Springboks: NZR chief hopeful of seeing South Africa remain in the Rugby Championship

Colin Newboult

Eben Etzebeth of South Africa is tackled by Shannon Frizell of New Zealand and Scott Barrett of New Zealand during the 2022 Castle Lager Rugby Championship match between South Africa and New Zealand held at Ellis Park in Johannesburg on 13 August 2022 ©Shaun Roy/Sports Inc

New Zealand Rugby chief executive Mark Robinson believes that South Africa are likely to stay in the Rugby Championship for the foreseeable future.

There were reports that the Springboks were set to ditch the annual southern hemisphere tournament and join the Six Nations after 2025, which was quickly denied by organisers.

With the South African franchises now playing in the United Rugby Championship instead of Super Rugby, some have suggested that the next logical step is for the Boks to also align their calendar with the northern hemisphere.

However, Robinson is confident that talks have gone well and that South Africa will now remain in the Rugby Championship.

Firm commitment

“We’ve had a lot of meetings with the South Africans,” NZR’s CEO told Stuff.

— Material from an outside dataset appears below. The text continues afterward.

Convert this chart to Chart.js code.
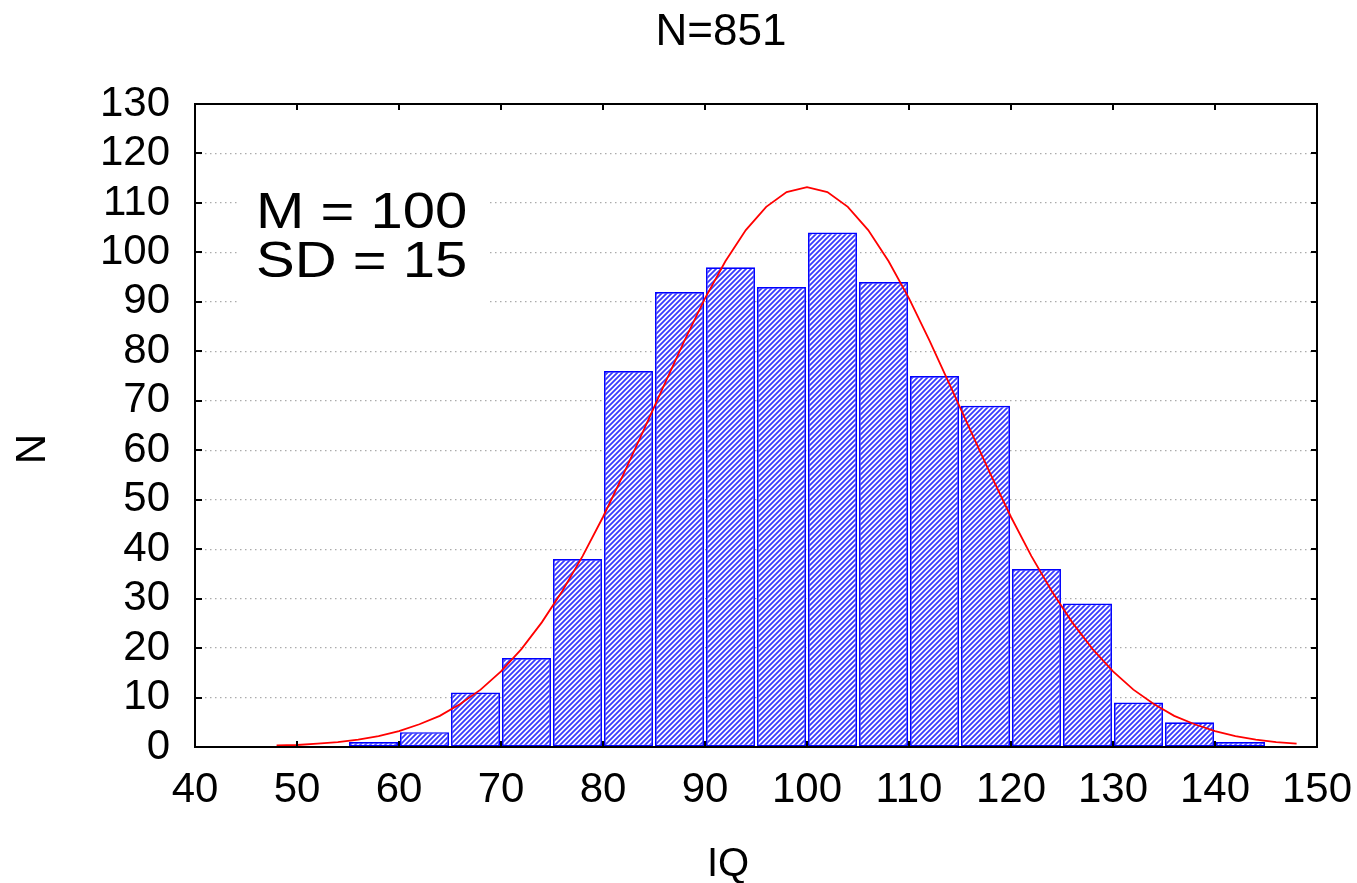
<!DOCTYPE html>
<html>
<head>
<meta charset="utf-8">
<script src="https://cdn.jsdelivr.net/npm/chart.js@4"></script>
<style>
  html, body { margin: 0; padding: 0; background: #fff; }
  #wrap { width: 1357px; height: 883px; position: relative; }
</style>
</head>
<body>
<div id="wrap"><canvas id="histChart"></canvas></div>
<script>
// histogram bins (lower edge, width 5) and counts
const binLeft = [55, 60, 65, 70, 75, 80, 85, 90, 95, 100, 105, 110, 115, 120, 125, 130, 135, 140];
const counts  = [1, 3, 11, 18, 38, 76, 92, 97, 93, 104, 94, 75, 69, 36, 29, 9, 5, 1];
const binWidth = 5;

// fitted normal curve
const curveX = [48, 50, 52, 54, 56, 58, 60, 62, 64, 66, 68, 70, 72, 74, 76, 78, 80, 82, 84, 86, 88, 90, 92, 94, 96, 98,
                100, 102, 104, 106, 108, 110, 112, 114, 116, 118, 120, 122, 124, 126, 128, 130, 132, 134, 136, 138, 140, 142, 144, 146, 148];
const curveY = [0.3, 0.4, 0.7, 1.0, 1.5, 2.2, 3.2, 4.6, 6.3, 8.7, 11.6, 15.3, 19.8, 25.2, 31.5, 38.6, 46.5, 55.1, 64.1, 73.2, 82.2, 90.7, 98.2, 104.5, 109.2, 112.2,
                113.2, 112.2, 109.2, 104.5, 98.2, 90.7, 82.2, 73.2, 64.1, 55.1, 46.5, 38.6, 31.5, 25.2, 19.8, 15.3, 11.6, 8.7, 6.3, 4.6, 3.2, 2.2, 1.5, 1.0, 0.7];

const titleText = "N=851";
const xTitle = "IQ";
const yTitle = "N";
const noteLines = ["M = 100", "SD = 15"];

const FONT = "Arial, 'Liberation Sans', sans-serif";

// diagonal hatch for the bars
function makeHatch() {
  const n = 5;
  const c = document.createElement("canvas");
  c.width = n; c.height = n;
  const g = c.getContext("2d");
  g.fillStyle = "#ffffff";
  g.fillRect(0, 0, n, n);
  g.strokeStyle = "#3a3aff";
  g.lineWidth = 1.8;
  g.beginPath();
  g.moveTo(-1, n + 1); g.lineTo(n + 1, -1);
  g.moveTo(-1, 1); g.lineTo(1, -1);
  g.moveTo(n - 1, n + 1); g.lineTo(n + 1, n - 1);
  g.stroke();
  return g.createPattern(c, "repeat");
}

// white box with the M / SD note
const notePlugin = {
  id: "note",
  beforeDatasetsDraw(chart) {
    const ctx = chart.ctx;
    ctx.save();
    ctx.fillStyle = "#fff";
    ctx.fillRect(238, 170, 250, 148);
    ctx.fillStyle = "#000";
    ctx.font = "50px " + FONT;
    ctx.textBaseline = "alphabetic";
    ctx.translate(256, 0);
    ctx.scale(1.16, 1);
    ctx.fillText(noteLines[0], 0, 228);
    ctx.fillText(noteLines[1], 0, 277);
    ctx.restore();
  }
};

// frame, inward tick marks on all four sides, and the titles
const framePlugin = {
  id: "frame",
  afterDatasetsDraw(chart) {
    const ctx = chart.ctx;
    const a = chart.chartArea;
    const xs = chart.scales.x, ys = chart.scales.y;
    ctx.save();
    ctx.strokeStyle = "#000";
    ctx.lineWidth = 2;
    ctx.strokeRect(a.left, a.top, a.right - a.left, a.bottom - a.top);
    ctx.beginPath();
    xs.ticks.forEach(t => {
      const px = Math.round(xs.getPixelForValue(t.value));
      ctx.moveTo(px, a.bottom); ctx.lineTo(px, a.bottom - 6);
      ctx.moveTo(px, a.top); ctx.lineTo(px, a.top + 6);
    });
    ys.ticks.forEach(t => {
      const py = Math.round(ys.getPixelForValue(t.value));
      ctx.moveTo(a.left, py); ctx.lineTo(a.left + 7, py);
      ctx.moveTo(a.right, py); ctx.lineTo(a.right - 6, py);
    });
    ctx.stroke();

    ctx.fillStyle = "#000";
    ctx.textBaseline = "alphabetic";
    ctx.textAlign = "center";
    ctx.font = "44px " + FONT;
    ctx.fillText(titleText, 721, 45);
    ctx.font = "40px " + FONT;
    ctx.fillText(xTitle, 728, 876);
    ctx.font = "42px " + FONT;
    ctx.translate(45, 449);
    ctx.rotate(-Math.PI / 2);
    ctx.fillText(yTitle, 0, 0);
    ctx.restore();
  }
};

new Chart(document.getElementById("histChart"), {
  type: "bar",
  data: {
    datasets: [
      {
        type: "line",
        data: curveX.map((x, i) => ({ x: x, y: curveY[i] })),
        borderColor: "#ff0000",
        borderWidth: 1.8,
        pointRadius: 0,
        tension: 0,
        fill: false,
        order: 0
      },
      {
        type: "bar",
        data: binLeft.map((b, i) => ({ x: b + binWidth / 2, y: counts[i] })),
        backgroundColor: makeHatch(),
        borderColor: "#0000ff",
        borderWidth: 1.7,
        borderSkipped: false,
        barPercentage: 0.96,
        categoryPercentage: 1,
        order: 1
      }
    ]
  },
  options: {
    responsive: true,
    maintainAspectRatio: false,
    animation: false,
    layout: { padding: { left: 0, right: 40, top: 104, bottom: 0 } },
    plugins: {
      legend: { display: false },
      tooltip: { enabled: false },
      title: { display: false }
    },
    scales: {
      x: {
        type: "linear",
        min: 40,
        max: 150,
        offset: false,
        grid: { display: false },
        border: { display: false },
        ticks: {
          stepSize: 10,
          autoSkip: false,
          color: "#000",
          padding: 10,
          maxRotation: 0,
          font: { family: FONT, size: 42 }
        },
        afterFit(scale) {
          scale.height = 136;
          scale.paddingLeft = 0;
          scale.paddingRight = 0;
        }
      },
      y: {
        min: 0,
        max: 130,
        grid: { color: "#ababab", lineWidth: 1.3, drawTicks: false },
        border: { display: false, dash: [1.5, 3.5] },
        ticks: {
          stepSize: 10,
          autoSkip: false,
          color: "#000",
          padding: 25,
          font: { family: FONT, size: 42 }
        },
        afterFit(scale) {
          scale.width = 195;
          scale.paddingTop = 0;
          scale.paddingBottom = 0;
        }
      }
    }
  },
  plugins: [notePlugin, framePlugin]
});
</script>
</body>
</html>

“We’ve been in South Africa twice this year with the All Blacks and then with Rugby World Cup sevens, and then more recently with the World Rugby meetings.

“And certainly at this stage there seems to be a really firm commitment to carry on working with the Rugby Championship from 2026 and beyond.”

The clash between the Springboks and All Blacks is one of most eagerly anticipated internationals in the game.

They have been great rivals for years, but that annual encounter was under threat as South Africa opened up the possibility of leaving the Rugby Championship.

“There’s been work undertaken in partnership with a consultancy to look at the different possibilities available to Sanzaar as it relates to the international game,” Robinson said.

“That’s why I touched on the women’s game, A team fixtures and under 20s as possibilities for that to grow.

“That work also picks up on things like where it fits in the calendar, the format, those sorts of questions, which we’re turning our mind to as we get into the start of next year.”

There is also willingness from both the north and the south to set up a world club competition, although scheduling it in an already congested fixture list is proving difficult.

Format broadly agreed

“I seem to come into these forums and always be reasonably optimistic around a timeframe, but it will be into early part of next year before we have any real certainty,” Robinson added.

“In 2024 there’s quite a congested calendar in the northern hemisphere as it relates to major pinnacle sporting events, so that needs to be worked through.

“If it wasn’t played in the northern hemisphere, would there be an alternative venue for that either in the southern hemisphere or North America or Asia? 2025 obviously presents challenges around a Lions tour to this part of the world.

“Those are some of the considerations. There is some pretty good alignment around format, and there’s some really good work being done on the commercial model.

“But finding a place in the calendar long term in terms of what years, it is a bit of a sticking point at the moment.”